+++ Dataset extract +++
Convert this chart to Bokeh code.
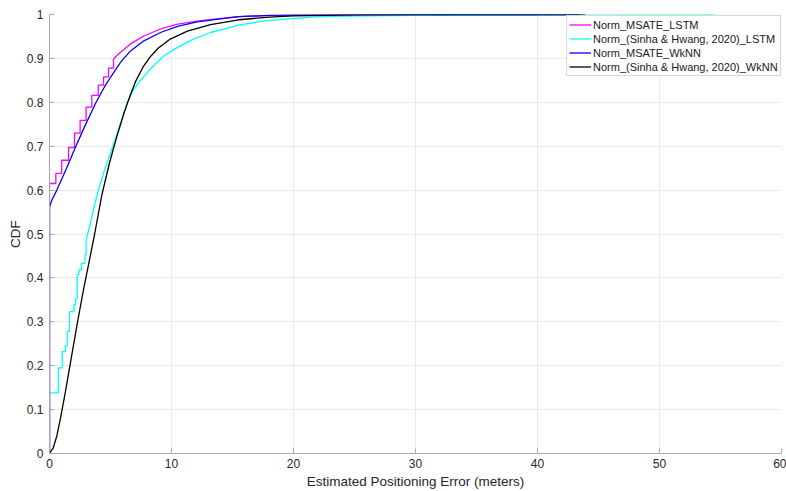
from bokeh.plotting import figure
from bokeh.models import FixedTicker, CustomJSTickFormatter, Range1d, Legend, LegendItem
from bokeh.embed import file_html
from bokeh.resources import INLINE

# ---- data ----
mag_step_x = [0, 0.52, 1.00, 1.56, 2.05, 2.51, 3.00, 3.47, 4.00, 4.43, 4.84, 5.25]
mag_step_y = [0.615, 0.638, 0.668, 0.697, 0.730, 0.759, 0.789, 0.816, 0.839, 0.858, 0.878, 0.898]
mag_tail_x = [5.5, 5.82, 6.64, 7.73, 9.1, 10.5, 12.1, 13.7, 15.5, 18.0, 22.0, 30.0, 40.0]
mag_tail_y = [0.906, 0.914, 0.933, 0.951, 0.967, 0.978, 0.985, 0.990, 0.995, 0.998, 0.999, 0.9995, 1.0]

cyan_step_x = [0, 0.73, 1.04, 1.30, 1.45, 1.64, 2.00, 2.13, 2.27, 2.40, 2.62, 2.90, 3.00]
cyan_step_y = [0.138, 0.195, 0.232, 0.245, 0.278, 0.323, 0.339, 0.352, 0.407, 0.418, 0.433, 0.452, 0.486]
cyan_tail_x = [3.4, 3.9, 4.5, 5.2, 5.8, 6.4, 6.9, 7.32, 8.28, 9.37, 10.5, 11.8, 13.2, 15.5, 17.5, 19.5, 22.2, 26, 30, 40, 54.6]
cyan_tail_y = [0.53, 0.59, 0.645, 0.70, 0.75, 0.80, 0.83, 0.845, 0.876, 0.906, 0.925, 0.944, 0.959, 0.976, 0.985, 0.99, 0.995, 0.997, 0.998, 0.999, 1.0]

blue_x = [0, 0, 0.19, 0.6, 1.4, 2.16, 3.0, 3.82, 4.5, 5.0, 5.82, 6.64, 7.73, 9.1, 10.5, 12.1, 13.7, 15.5, 18, 20, 25, 30, 43.5]
blue_y = [0, 0.562, 0.577, 0.6, 0.65, 0.7, 0.752, 0.8, 0.835, 0.857, 0.891, 0.917, 0.94, 0.959, 0.973, 0.983, 0.989, 0.995, 0.998, 0.999, 0.9995, 0.9998, 1.0]

black_x = [0, 0.3, 0.6, 0.9, 1.3, 1.8, 2.3, 2.8, 3.2, 3.7, 4.3, 4.9, 5.5, 6.1, 6.6, 7.1, 7.7, 8.3, 8.9, 9.9, 11.3, 13.2, 15.5, 18, 20, 25, 30, 43.9]
black_y = [0, 0.012, 0.04, 0.08, 0.14, 0.22, 0.30, 0.375, 0.43, 0.5, 0.59, 0.66, 0.72, 0.775, 0.815, 0.85, 0.882, 0.905, 0.923, 0.944, 0.962, 0.977, 0.988, 0.994, 0.997, 0.999, 0.9995, 1.0]

names = ["Norm_MSATE_LSTM", "Norm_(Sinha & Hwang, 2020)_LSTM",
         "Norm_MSATE_WkNN", "Norm_(Sinha & Hwang, 2020)_WkNN"]
colors = ["#ff00ff", "#00ffff", "#0000ff", "#000000"]
x_ticks = [0, 10, 20, 30, 40, 50, 60]
y_ticks = [0, 0.1, 0.2, 0.3, 0.4, 0.5, 0.6, 0.7, 0.8, 0.9, 1]


def stair_then_line(sx, sy, tx, ty):
    xs, ys = [0.0], [0.0]
    prev = 0.0
    for x, y in zip(sx, sy):
        xs += [x, x]
        ys += [prev, y]
        prev = y
    xs += list(tx)
    ys += list(ty)
    return xs, ys


FONT = "Liberation Sans"
p = figure(width=786, height=491, output_backend="svg", toolbar_location=None,
           x_range=Range1d(0, 60), y_range=Range1d(0, 1),
           min_border_left=49, min_border_right=5, min_border_top=14, min_border_bottom=37)
p.outline_line_color = None
p.background_fill_color = "white"

for ax in (p.xaxis[0], p.yaxis[0]):
    ax.axis_line_color = "#a8a8a8"
    ax.major_tick_line_color = "#a8a8a8"
    ax.major_tick_in = 5
    ax.major_tick_out = 0
    ax.minor_tick_line_color = None
    ax.major_label_text_font = FONT
    ax.major_label_text_font_size = "12px"
    ax.major_label_text_color = "#262626"
    ax.axis_label_text_font = FONT
    ax.axis_label_text_font_size = "13.5px"
    ax.axis_label_text_font_style = "normal"
    ax.axis_label_text_color = "#262626"
    ax.formatter = CustomJSTickFormatter(code="return String(tick);")

p.xaxis[0].ticker = FixedTicker(ticks=x_ticks)
p.yaxis[0].ticker = FixedTicker(ticks=y_ticks)
p.xaxis[0].axis_label = "Estimated Positioning Error (meters)"
p.yaxis[0].axis_label = "CDF"
p.xaxis[0].major_label_standoff = 5
p.xaxis[0].axis_label_standoff = 3
p.yaxis[0].major_label_standoff = 6
p.yaxis[0].axis_label_standoff = 1

p.xgrid.ticker = FixedTicker(ticks=x_ticks)
p.ygrid.ticker = FixedTicker(ticks=y_ticks)
p.xgrid.grid_line_color = "#ebebeb"
p.ygrid.grid_line_color = "#ebebeb"

mx, my = stair_then_line(mag_step_x, mag_step_y, mag_tail_x, mag_tail_y)
cx, cy = stair_then_line(cyan_step_x, cyan_step_y, cyan_tail_x, cyan_tail_y)
series = [(mx, my), (cx, cy), (blue_x, blue_y), (black_x, black_y)]

items = []
for (xs, ys), name, col in zip(series, names, colors):
    r = p.line(xs, ys, line_color=col, line_width=1.3)
    items.append(LegendItem(label=name, renderers=[r]))

legend = Legend(items=items, location=(517, 377), margin=0,
                label_text_font=FONT, label_text_font_size="11px",
                label_text_color="#1a1a1a",
                glyph_width=22, glyph_height=13, label_height=13,
                spacing=1, padding=2, label_standoff=2,
                border_line_color="#b0b0b0", border_line_width=1,
                background_fill_color="white", background_fill_alpha=1.0)
p.add_layout(legend)

open("out.html", "w").write(file_html(p, INLINE))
+++
• [Your objective] Skip the pictures and restate exactly the lines from the beginning of the listing to the line with "0.998, 0.999, 1.0]", that line included.

• [Solution to this task]
Convert this chart to Bokeh code.
from bokeh.plotting import figure
from bokeh.models import FixedTicker, CustomJSTickFormatter, Range1d, Legend, LegendItem
from bokeh.embed import file_html
from bokeh.resources import INLINE

# ---- data ----
mag_step_x = [0, 0.52, 1.00, 1.56, 2.05, 2.51, 3.00, 3.47, 4.00, 4.43, 4.84, 5.25]
mag_step_y = [0.615, 0.638, 0.668, 0.697, 0.730, 0.759, 0.789, 0.816, 0.839, 0.858, 0.878, 0.898]
mag_tail_x = [5.5, 5.82, 6.64, 7.73, 9.1, 10.5, 12.1, 13.7, 15.5, 18.0, 22.0, 30.0, 40.0]
mag_tail_y = [0.906, 0.914, 0.933, 0.951, 0.967, 0.978, 0.985, 0.990, 0.995, 0.998, 0.999, 0.9995, 1.0]

cyan_step_x = [0, 0.73, 1.04, 1.30, 1.45, 1.64, 2.00, 2.13, 2.27, 2.40, 2.62, 2.90, 3.00]
cyan_step_y = [0.138, 0.195, 0.232, 0.245, 0.278, 0.323, 0.339, 0.352, 0.407, 0.418, 0.433, 0.452, 0.486]
cyan_tail_x = [3.4, 3.9, 4.5, 5.2, 5.8, 6.4, 6.9, 7.32, 8.28, 9.37, 10.5, 11.8, 13.2, 15.5, 17.5, 19.5, 22.2, 26, 30, 40, 54.6]
cyan_tail_y = [0.53, 0.59, 0.645, 0.70, 0.75, 0.80, 0.83, 0.845, 0.876, 0.906, 0.925, 0.944, 0.959, 0.976, 0.985, 0.99, 0.995, 0.997, 0.998, 0.999, 1.0]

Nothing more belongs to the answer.